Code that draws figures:
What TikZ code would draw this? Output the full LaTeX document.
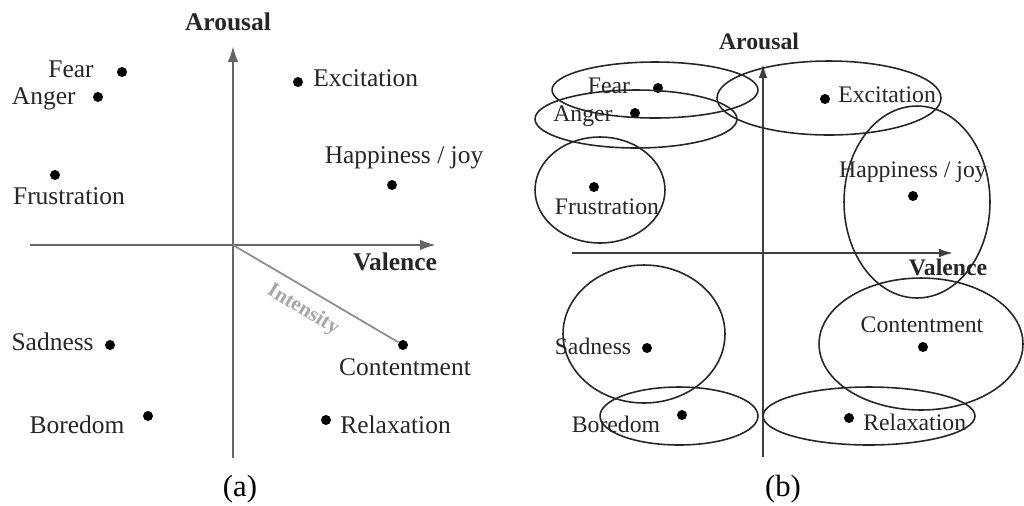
\documentclass[tikz,border=0pt]{standalone}
\usepackage{fontspec}
\setmainfont{Liberation Serif}
\usetikzlibrary{arrows.meta}
\begin{document}
\begin{tikzpicture}[x=0.02cm,y=-0.02cm,
  dot/.style={circle,fill=black,inner sep=0pt,minimum size=0.2cm},
  lbla/.style={font=\fontsize{14.5}{17}\selectfont,text=black!85,inner sep=0pt},
  lblb/.style={font=\fontsize{13.5}{16}\selectfont,text=black!85,inner sep=0pt},
  axlbla/.style={font=\bfseries\fontsize{14.5}{17}\selectfont,text=black!85,inner sep=0pt},
  axlblb/.style={font=\bfseries\fontsize{13.5}{16}\selectfont,text=black!85,inner sep=0pt},
  axisa/.style={draw=black!60,line width=1.3pt,-{Latex[length=9pt,width=6pt]}},
  axisb/.style={draw=black!75,line width=1pt,-{Latex[length=8pt,width=5pt]}},
  ring/.style={draw=black!85,line width=0.9pt},
  captxt/.style={font=\fontsize{17.5}{20}\selectfont,inner sep=0pt}]
\useasboundingbox (0,0) rectangle (1024,505);

% ---------------- panel (a) ----------------
\coordinate (ha0) at (30,245);
\coordinate (ha1) at (436,245);
\coordinate (va0) at (233,458);
\coordinate (va1) at (233,46);
\coordinate (oa) at (233,245);
\draw[axisa] (ha0) -- (ha1);
\draw[axisa] (va0) -- (va1);
\node[axlbla] (arousala) at (228,22) {Arousal};
\node[axlbla] (valencea) at (395,262) {Valence};

\node[dot] (fearA) at (122,72) {};
\node[dot] (angerA) at (98,97) {};
\node[dot] (frusA) at (55,175) {};
\node[dot] (excA) at (298,82) {};
\node[dot] (hapA) at (392,185) {};
\node[dot] (sadA) at (110,345) {};
\node[dot] (borA) at (148,416) {};
\node[dot] (conA) at (403,345) {};
\node[dot] (relA) at (326,420) {};

\draw[draw=black!45,line width=1pt] (oa) -- (conA);
\node[font=\bfseries\fontsize{12}{14}\selectfont,text=black!35,rotate=-31,inner sep=0pt] (intA) at (303,310) {Intensity};

\node[lbla,anchor=east] (tfearA) at (94,69) {Fear};
\node[lbla,anchor=east] (tangerA) at (76,99) {Anger};
\node[lbla] (tfrusA) at (69,196) {Frustration};
\node[lbla,anchor=west] (texcA) at (313,78) {Excitation};
\node[lbla] (thapA) at (404,158) {Happiness / joy};
\node[lbla,anchor=east] (tsadA) at (94,342) {Sadness};
\node[lbla] (tborA) at (77,425) {Boredom};
\node[lbla] (tconA) at (405,367) {Contentment};
\node[lbla,anchor=west] (trelA) at (340,425) {Relaxation};

\node[captxt] (capa) at (240,489) {(a)};

% ---------------- panel (b) ----------------
\coordinate (hb0) at (572,253);
\coordinate (hb1) at (953,253);
\coordinate (vb0) at (763,457);
\coordinate (vb1) at (763,64);
\draw[axisb] (hb0) -- (hb1);
\draw[axisb] (vb0) -- (vb1);
\node[axlblb] (arousalb) at (759,41) {Arousal};
\node[axlblb] (valenceb) at (948,267) {Valence};

\node[dot] (fearB) at (658,88) {};
\node[dot] (angerB) at (635,113) {};
\node[dot] (frusB) at (594,187) {};
\node[dot] (excB) at (825,99) {};
\node[dot] (hapB) at (913,196) {};
\node[dot] (sadB) at (647,348) {};
\node[dot] (borB) at (682,415) {};
\node[dot] (conB) at (923,347) {};
\node[dot] (relB) at (849,418) {};

\node[lblb] (tfearB) at (609,86) {Fear};
\node[lblb] (tangerB) at (583,116) {Anger};
\node[lblb] (tfrusB) at (607,207) {Frustration};
\node[lblb,anchor=west] (texcB) at (838,95) {Excitation};
\node[lblb] (thapB) at (913,172) {Happiness / joy};
\node[lblb] (tsadB) at (593,346) {Sadness};
\node[lblb] (tborB) at (616,424) {Boredom};
\node[lblb] (tconB) at (922,325) {Contentment};
\node[lblb,anchor=west] (trelB) at (863,422) {Relaxation};

\draw[ring] (655,90) ellipse [x radius=2.06cm, y radius=0.56cm];
\draw[ring] (636,119) ellipse [x radius=2.02cm, y radius=0.58cm];
\draw[ring] (600,190) ellipse [x radius=1.30cm, y radius=1.06cm];
\draw[ring] (644,334) ellipse [x radius=1.62cm, y radius=1.38cm];
\draw[ring] (679,416) ellipse [x radius=1.58cm, y radius=0.58cm];
\draw[ring] (829,98) ellipse [x radius=2.24cm, y radius=0.74cm];
\draw[ring] (917,202) ellipse [x radius=1.46cm, y radius=1.92cm];
\draw[ring] (921,344) ellipse [x radius=2.04cm, y radius=1.32cm];
\draw[ring] (869,416) ellipse [x radius=2.12cm, y radius=0.58cm];

\node[captxt] (capb) at (783,489) {(b)};
\end{tikzpicture}
\end{document}
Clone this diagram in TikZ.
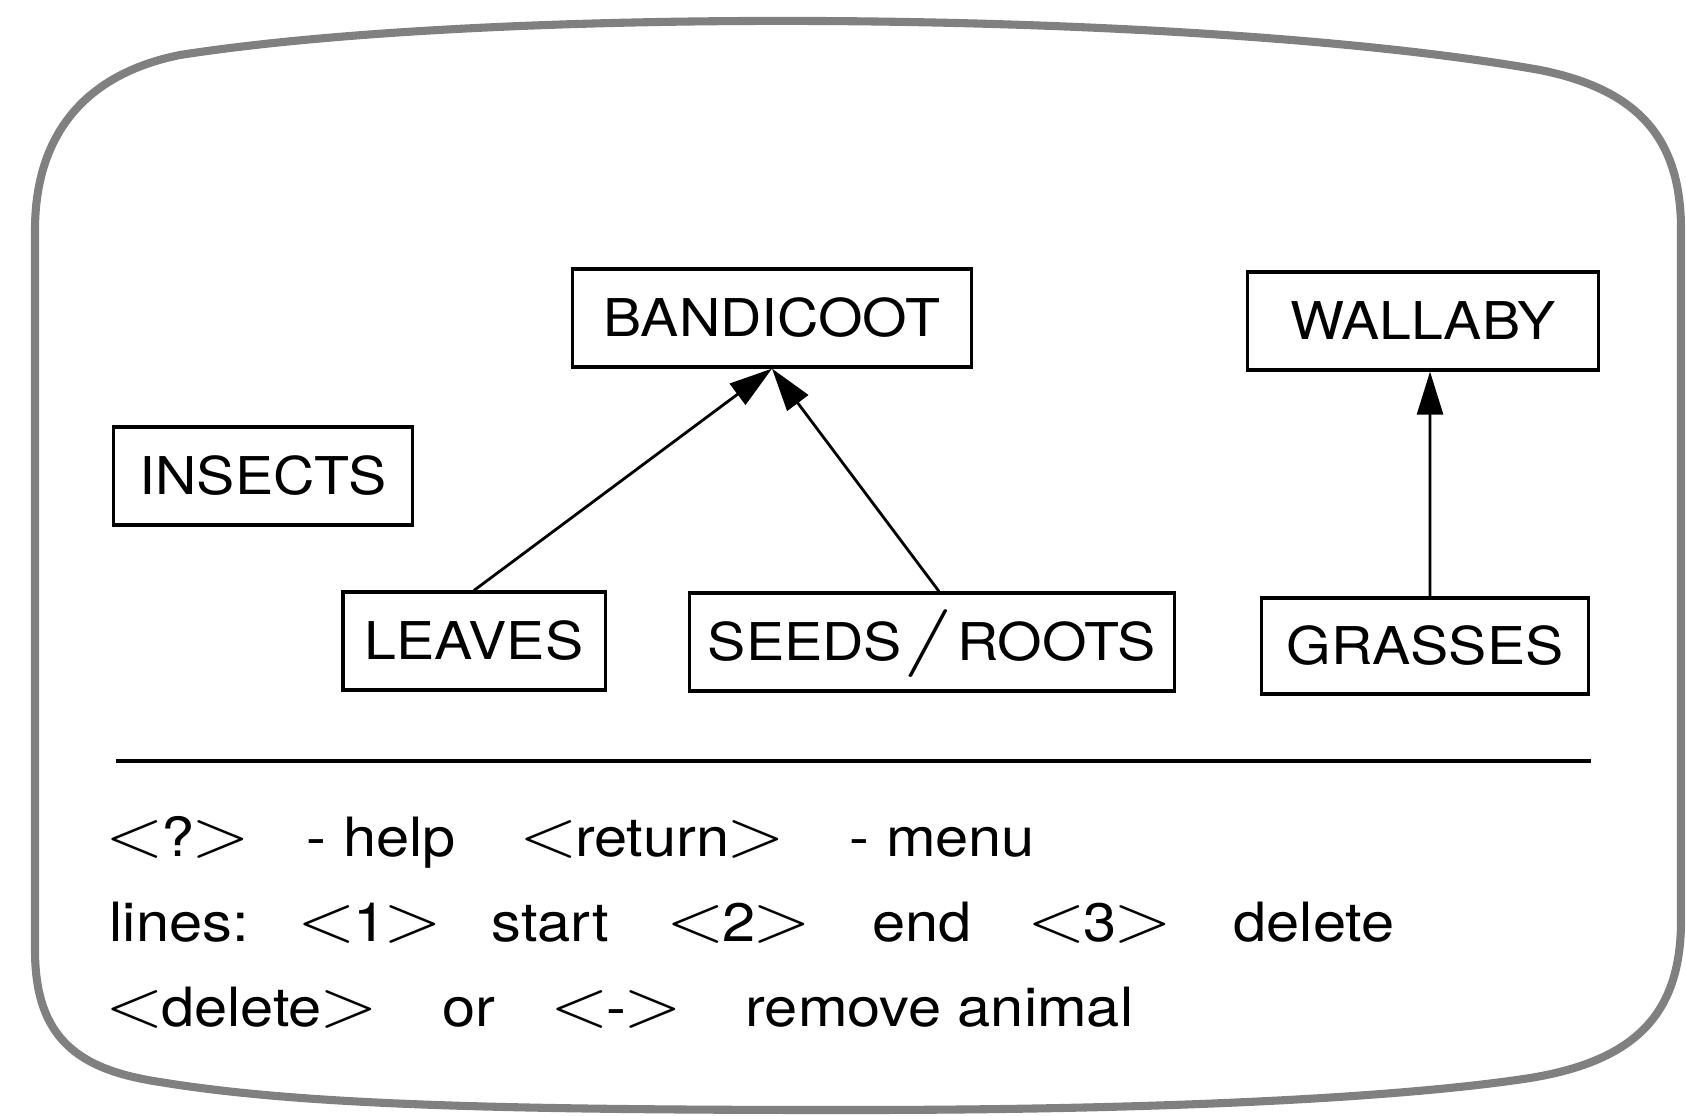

**WHAT IS ASKED**
Repeat the lines above, starting at the first and stopping after the line that holds "sep=0pt] (intA) at", with the pictures left out.

**WRITTEN ANSWER**
What TikZ code would draw this? Output the full LaTeX document.
\documentclass[tikz,border=0pt]{standalone}
\usepackage{fontspec}
\setmainfont{Liberation Serif}
\usetikzlibrary{arrows.meta}
\begin{document}
\begin{tikzpicture}[x=0.02cm,y=-0.02cm,
  dot/.style={circle,fill=black,inner sep=0pt,minimum size=0.2cm},
  lbla/.style={font=\fontsize{14.5}{17}\selectfont,text=black!85,inner sep=0pt},
  lblb/.style={font=\fontsize{13.5}{16}\selectfont,text=black!85,inner sep=0pt},
  axlbla/.style={font=\bfseries\fontsize{14.5}{17}\selectfont,text=black!85,inner sep=0pt},
  axlblb/.style={font=\bfseries\fontsize{13.5}{16}\selectfont,text=black!85,inner sep=0pt},
  axisa/.style={draw=black!60,line width=1.3pt,-{Latex[length=9pt,width=6pt]}},
  axisb/.style={draw=black!75,line width=1pt,-{Latex[length=8pt,width=5pt]}},
  ring/.style={draw=black!85,line width=0.9pt},
  captxt/.style={font=\fontsize{17.5}{20}\selectfont,inner sep=0pt}]
\useasboundingbox (0,0) rectangle (1024,505);

% ---------------- panel (a) ----------------
\coordinate (ha0) at (30,245);
\coordinate (ha1) at (436,245);
\coordinate (va0) at (233,458);
\coordinate (va1) at (233,46);
\coordinate (oa) at (233,245);
\draw[axisa] (ha0) -- (ha1);
\draw[axisa] (va0) -- (va1);
\node[axlbla] (arousala) at (228,22) {Arousal};
\node[axlbla] (valencea) at (395,262) {Valence};

\node[dot] (fearA) at (122,72) {};
\node[dot] (angerA) at (98,97) {};
\node[dot] (frusA) at (55,175) {};
\node[dot] (excA) at (298,82) {};
\node[dot] (hapA) at (392,185) {};
\node[dot] (sadA) at (110,345) {};
\node[dot] (borA) at (148,416) {};
\node[dot] (conA) at (403,345) {};
\node[dot] (relA) at (326,420) {};

\draw[draw=black!45,line width=1pt] (oa) -- (conA);
\node[font=\bfseries\fontsize{12}{14}\selectfont,text=black!35,rotate=-31,inner sep=0pt] (intA) at (303,310) {Intensity};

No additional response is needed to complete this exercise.